■ Requirement ■
Copy the data that follows exactly. Include no pictures.

** START Recorded data **

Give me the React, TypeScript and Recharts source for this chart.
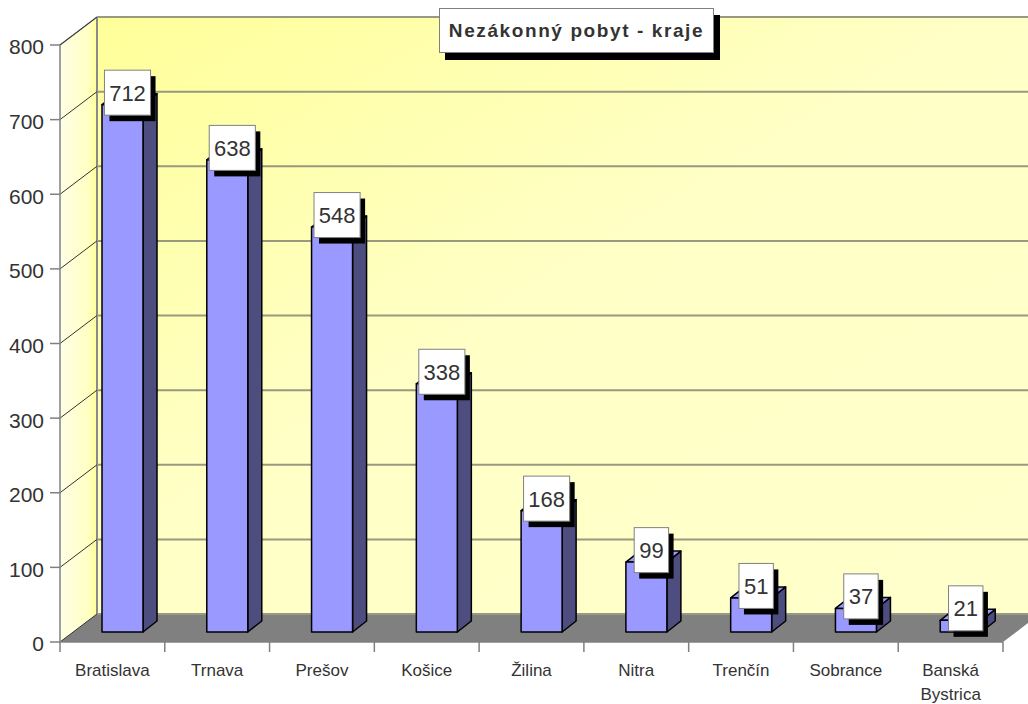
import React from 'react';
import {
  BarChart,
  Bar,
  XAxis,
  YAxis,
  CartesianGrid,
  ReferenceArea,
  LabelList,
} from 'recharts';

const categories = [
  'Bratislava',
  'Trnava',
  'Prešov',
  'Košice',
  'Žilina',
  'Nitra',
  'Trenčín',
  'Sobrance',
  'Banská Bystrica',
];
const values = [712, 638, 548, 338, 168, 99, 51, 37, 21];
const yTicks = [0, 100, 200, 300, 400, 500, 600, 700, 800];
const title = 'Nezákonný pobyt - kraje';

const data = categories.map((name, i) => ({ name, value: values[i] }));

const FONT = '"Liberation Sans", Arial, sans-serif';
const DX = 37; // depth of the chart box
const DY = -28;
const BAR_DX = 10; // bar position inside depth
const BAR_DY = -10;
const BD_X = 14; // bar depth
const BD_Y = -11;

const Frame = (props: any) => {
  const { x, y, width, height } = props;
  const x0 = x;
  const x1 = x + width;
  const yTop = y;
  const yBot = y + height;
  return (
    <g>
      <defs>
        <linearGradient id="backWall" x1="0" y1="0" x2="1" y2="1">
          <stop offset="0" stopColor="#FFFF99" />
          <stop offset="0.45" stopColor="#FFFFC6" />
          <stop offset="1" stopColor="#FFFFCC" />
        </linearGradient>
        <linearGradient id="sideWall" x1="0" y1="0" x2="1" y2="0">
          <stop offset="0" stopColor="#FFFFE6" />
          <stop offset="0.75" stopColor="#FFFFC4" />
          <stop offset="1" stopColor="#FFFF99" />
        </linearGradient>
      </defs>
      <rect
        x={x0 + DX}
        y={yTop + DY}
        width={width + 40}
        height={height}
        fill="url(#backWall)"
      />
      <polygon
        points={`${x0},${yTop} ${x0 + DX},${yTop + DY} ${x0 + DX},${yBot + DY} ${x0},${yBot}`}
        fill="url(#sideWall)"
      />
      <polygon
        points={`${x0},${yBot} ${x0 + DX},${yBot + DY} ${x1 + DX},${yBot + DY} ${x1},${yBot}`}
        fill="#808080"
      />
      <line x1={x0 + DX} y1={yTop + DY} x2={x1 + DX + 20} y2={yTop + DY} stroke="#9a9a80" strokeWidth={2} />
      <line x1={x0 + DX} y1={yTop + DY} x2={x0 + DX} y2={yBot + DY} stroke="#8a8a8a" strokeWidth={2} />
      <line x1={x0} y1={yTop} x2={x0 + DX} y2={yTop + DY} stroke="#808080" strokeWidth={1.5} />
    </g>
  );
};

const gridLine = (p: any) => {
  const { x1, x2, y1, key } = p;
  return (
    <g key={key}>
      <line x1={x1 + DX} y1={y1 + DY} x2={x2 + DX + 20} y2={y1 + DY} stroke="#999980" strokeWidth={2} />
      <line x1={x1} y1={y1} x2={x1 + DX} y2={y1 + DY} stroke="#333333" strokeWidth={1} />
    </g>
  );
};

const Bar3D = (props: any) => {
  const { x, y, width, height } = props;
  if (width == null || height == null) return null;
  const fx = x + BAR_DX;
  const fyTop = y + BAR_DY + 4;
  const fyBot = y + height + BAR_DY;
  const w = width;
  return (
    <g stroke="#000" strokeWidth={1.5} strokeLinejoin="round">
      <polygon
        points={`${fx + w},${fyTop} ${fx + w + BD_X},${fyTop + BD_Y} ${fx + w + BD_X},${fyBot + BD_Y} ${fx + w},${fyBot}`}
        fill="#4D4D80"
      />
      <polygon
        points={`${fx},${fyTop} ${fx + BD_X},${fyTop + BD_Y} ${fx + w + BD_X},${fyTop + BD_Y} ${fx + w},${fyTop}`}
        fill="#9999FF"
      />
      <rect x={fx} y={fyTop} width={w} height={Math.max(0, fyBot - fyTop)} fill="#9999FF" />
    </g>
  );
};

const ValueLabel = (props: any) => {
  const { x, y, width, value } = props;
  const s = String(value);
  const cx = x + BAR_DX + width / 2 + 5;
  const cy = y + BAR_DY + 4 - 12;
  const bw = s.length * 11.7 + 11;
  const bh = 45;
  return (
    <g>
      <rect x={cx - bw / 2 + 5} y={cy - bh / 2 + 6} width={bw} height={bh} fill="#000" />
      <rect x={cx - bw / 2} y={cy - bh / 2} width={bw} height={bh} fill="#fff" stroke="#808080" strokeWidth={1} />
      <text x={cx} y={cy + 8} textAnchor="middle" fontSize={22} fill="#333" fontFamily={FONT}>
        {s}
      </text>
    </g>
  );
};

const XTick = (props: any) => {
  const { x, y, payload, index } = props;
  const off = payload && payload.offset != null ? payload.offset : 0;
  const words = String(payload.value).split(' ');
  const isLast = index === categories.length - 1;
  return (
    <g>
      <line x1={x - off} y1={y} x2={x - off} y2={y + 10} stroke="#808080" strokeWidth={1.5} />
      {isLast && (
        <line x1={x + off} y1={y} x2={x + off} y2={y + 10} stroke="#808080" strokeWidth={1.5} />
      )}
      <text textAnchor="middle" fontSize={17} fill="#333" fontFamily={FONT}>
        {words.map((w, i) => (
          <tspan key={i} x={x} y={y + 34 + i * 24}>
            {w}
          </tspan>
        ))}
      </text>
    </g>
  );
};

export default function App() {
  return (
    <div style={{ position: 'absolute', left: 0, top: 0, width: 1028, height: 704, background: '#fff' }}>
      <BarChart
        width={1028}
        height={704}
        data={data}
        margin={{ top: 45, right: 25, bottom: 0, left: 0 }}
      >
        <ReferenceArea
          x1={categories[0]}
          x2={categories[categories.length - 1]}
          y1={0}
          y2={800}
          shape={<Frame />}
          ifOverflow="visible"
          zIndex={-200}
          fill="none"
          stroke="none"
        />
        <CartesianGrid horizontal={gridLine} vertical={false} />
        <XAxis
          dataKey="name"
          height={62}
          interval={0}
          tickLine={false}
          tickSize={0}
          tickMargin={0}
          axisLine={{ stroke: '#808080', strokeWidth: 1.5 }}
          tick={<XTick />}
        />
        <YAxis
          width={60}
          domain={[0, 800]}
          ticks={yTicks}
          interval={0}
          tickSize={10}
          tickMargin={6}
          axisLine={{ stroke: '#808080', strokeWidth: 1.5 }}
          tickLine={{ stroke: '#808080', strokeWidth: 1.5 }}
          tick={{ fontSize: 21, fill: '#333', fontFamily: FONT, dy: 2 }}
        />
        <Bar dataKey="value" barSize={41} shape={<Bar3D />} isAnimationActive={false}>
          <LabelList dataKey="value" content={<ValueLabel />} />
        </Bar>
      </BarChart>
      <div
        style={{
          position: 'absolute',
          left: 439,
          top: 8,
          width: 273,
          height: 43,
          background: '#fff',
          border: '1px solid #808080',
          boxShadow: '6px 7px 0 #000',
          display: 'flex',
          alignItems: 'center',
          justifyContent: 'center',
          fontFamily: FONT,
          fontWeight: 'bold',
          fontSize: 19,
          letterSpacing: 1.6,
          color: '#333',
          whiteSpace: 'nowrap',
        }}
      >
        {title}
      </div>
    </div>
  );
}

** END Recorded data **

■ Solved problem ■
Give me the React, TypeScript and Recharts source for this chart.
import React from 'react';
import {
  BarChart,
  Bar,
  XAxis,
  YAxis,
  CartesianGrid,
  ReferenceArea,
  LabelList,
} from 'recharts';

const categories = [
  'Bratislava',
  'Trnava',
  'Prešov',
  'Košice',
  'Žilina',
  'Nitra',
  'Trenčín',
  'Sobrance',
  'Banská Bystrica',
];
const values = [712, 638, 548, 338, 168, 99, 51, 37, 21];
const yTicks = [0, 100, 200, 300, 400, 500, 600, 700, 800];
const title = 'Nezákonný pobyt - kraje';

const data = categories.map((name, i) => ({ name, value: values[i] }));

const FONT = '"Liberation Sans", Arial, sans-serif';
const DX = 37; // depth of the chart box
const DY = -28;
const BAR_DX = 10; // bar position inside depth
const BAR_DY = -10;
const BD_X = 14; // bar depth
const BD_Y = -11;

const Frame = (props: any) => {
  const { x, y, width, height } = props;
  const x0 = x;
  const x1 = x + width;
  const yTop = y;
  const yBot = y + height;
  return (
    <g>
      <defs>
        <linearGradient id="backWall" x1="0" y1="0" x2="1" y2="1">
          <stop offset="0" stopColor="#FFFF99" />
          <stop offset="0.45" stopColor="#FFFFC6" />
          <stop offset="1" stopColor="#FFFFCC" />
        </linearGradient>
        <linearGradient id="sideWall" x1="0" y1="0" x2="1" y2="0">
          <stop offset="0" stopColor="#FFFFE6" />
          <stop offset="0.75" stopColor="#FFFFC4" />
          <stop offset="1" stopColor="#FFFF99" />
        </linearGradient>
      </defs>
      <rect
        x={x0 + DX}
        y={yTop + DY}
        width={width + 40}
        height={height}
        fill="url(#backWall)"
      />
      <polygon
        points={`${x0},${yTop} ${x0 + DX},${yTop + DY} ${x0 + DX},${yBot + DY} ${x0},${yBot}`}
        fill="url(#sideWall)"
      />
      <polygon
        points={`${x0},${yBot} ${x0 + DX},${yBot + DY} ${x1 + DX},${yBot + DY} ${x1},${yBot}`}
        fill="#808080"
      />
      <line x1={x0 + DX} y1={yTop + DY} x2={x1 + DX + 20} y2={yTop + DY} stroke="#9a9a80" strokeWidth={2} />
      <line x1={x0 + DX} y1={yTop + DY} x2={x0 + DX} y2={yBot + DY} stroke="#8a8a8a" strokeWidth={2} />
      <line x1={x0} y1={yTop} x2={x0 + DX} y2={yTop + DY} stroke="#808080" strokeWidth={1.5} />
    </g>
  );
};

const gridLine = (p: any) => {
  const { x1, x2, y1, key } = p;
  return (
    <g key={key}>
      <line x1={x1 + DX} y1={y1 + DY} x2={x2 + DX + 20} y2={y1 + DY} stroke="#999980" strokeWidth={2} />
      <line x1={x1} y1={y1} x2={x1 + DX} y2={y1 + DY} stroke="#333333" strokeWidth={1} />
    </g>
  );
};

const Bar3D = (props: any) => {
  const { x, y, width, height } = props;
  if (width == null || height == null) return null;
  const fx = x + BAR_DX;
  const fyTop = y + BAR_DY + 4;
  const fyBot = y + height + BAR_DY;
  const w = width;
  return (
    <g stroke="#000" strokeWidth={1.5} strokeLinejoin="round">
      <polygon
        points={`${fx + w},${fyTop} ${fx + w + BD_X},${fyTop + BD_Y} ${fx + w + BD_X},${fyBot + BD_Y} ${fx + w},${fyBot}`}
        fill="#4D4D80"
      />
      <polygon
        points={`${fx},${fyTop} ${fx + BD_X},${fyTop + BD_Y} ${fx + w + BD_X},${fyTop + BD_Y} ${fx + w},${fyTop}`}
        fill="#9999FF"
      />
      <rect x={fx} y={fyTop} width={w} height={Math.max(0, fyBot - fyTop)} fill="#9999FF" />
    </g>
  );
};

const ValueLabel = (props: any) => {
  const { x, y, width, value } = props;
  const s = String(value);
  const cx = x + BAR_DX + width / 2 + 5;
  const cy = y + BAR_DY + 4 - 12;
  const bw = s.length * 11.7 + 11;
  const bh = 45;
  return (
    <g>
      <rect x={cx - bw / 2 + 5} y={cy - bh / 2 + 6} width={bw} height={bh} fill="#000" />
      <rect x={cx - bw / 2} y={cy - bh / 2} width={bw} height={bh} fill="#fff" stroke="#808080" strokeWidth={1} />
      <text x={cx} y={cy + 8} textAnchor="middle" fontSize={22} fill="#333" fontFamily={FONT}>
        {s}
      </text>
    </g>
  );
};

const XTick = (props: any) => {
  const { x, y, payload, index } = props;
  const off = payload && payload.offset != null ? payload.offset : 0;
  const words = String(payload.value).split(' ');
  const isLast = index === categories.length - 1;
  return (
    <g>
      <line x1={x - off} y1={y} x2={x - off} y2={y + 10} stroke="#808080" strokeWidth={1.5} />
      {isLast && (
        <line x1={x + off} y1={y} x2={x + off} y2={y + 10} stroke="#808080" strokeWidth={1.5} />
      )}
      <text textAnchor="middle" fontSize={17} fill="#333" fontFamily={FONT}>
        {words.map((w, i) => (
          <tspan key={i} x={x} y={y + 34 + i * 24}>
            {w}
          </tspan>
        ))}
      </text>
    </g>
  );
};

export default function App() {
  return (
    <div style={{ position: 'absolute', left: 0, top: 0, width: 1028, height: 704, background: '#fff' }}>
      <BarChart
        width={1028}
        height={704}
        data={data}
        margin={{ top: 45, right: 25, bottom: 0, left: 0 }}
      >
        <ReferenceArea
          x1={categories[0]}
          x2={categories[categories.length - 1]}
          y1={0}
          y2={800}
          shape={<Frame />}
          ifOverflow="visible"
          zIndex={-200}
          fill="none"
          stroke="none"
        />
        <CartesianGrid horizontal={gridLine} vertical={false} />
        <XAxis
          dataKey="name"
          height={62}
          interval={0}
          tickLine={false}
          tickSize={0}
          tickMargin={0}
          axisLine={{ stroke: '#808080', strokeWidth: 1.5 }}
          tick={<XTick />}
        />
        <YAxis
          width={60}
          domain={[0, 800]}
          ticks={yTicks}
          interval={0}
          tickSize={10}
          tickMargin={6}
          axisLine={{ stroke: '#808080', strokeWidth: 1.5 }}
          tickLine={{ stroke: '#808080', strokeWidth: 1.5 }}
          tick={{ fontSize: 21, fill: '#333', fontFamily: FONT, dy: 2 }}
        />
        <Bar dataKey="value" barSize={41} shape={<Bar3D />} isAnimationActive={false}>
          <LabelList dataKey="value" content={<ValueLabel />} />
        </Bar>
      </BarChart>
      <div
        style={{
          position: 'absolute',
          left: 439,
          top: 8,
          width: 273,
          height: 43,
          background: '#fff',
          border: '1px solid #808080',
          boxShadow: '6px 7px 0 #000',
          display: 'flex',
          alignItems: 'center',
          justifyContent: 'center',
          fontFamily: FONT,
          fontWeight: 'bold',
          fontSize: 19,
          letterSpacing: 1.6,
          color: '#333',
          whiteSpace: 'nowrap',
        }}
      >
        {title}
      </div>
    </div>
  );
}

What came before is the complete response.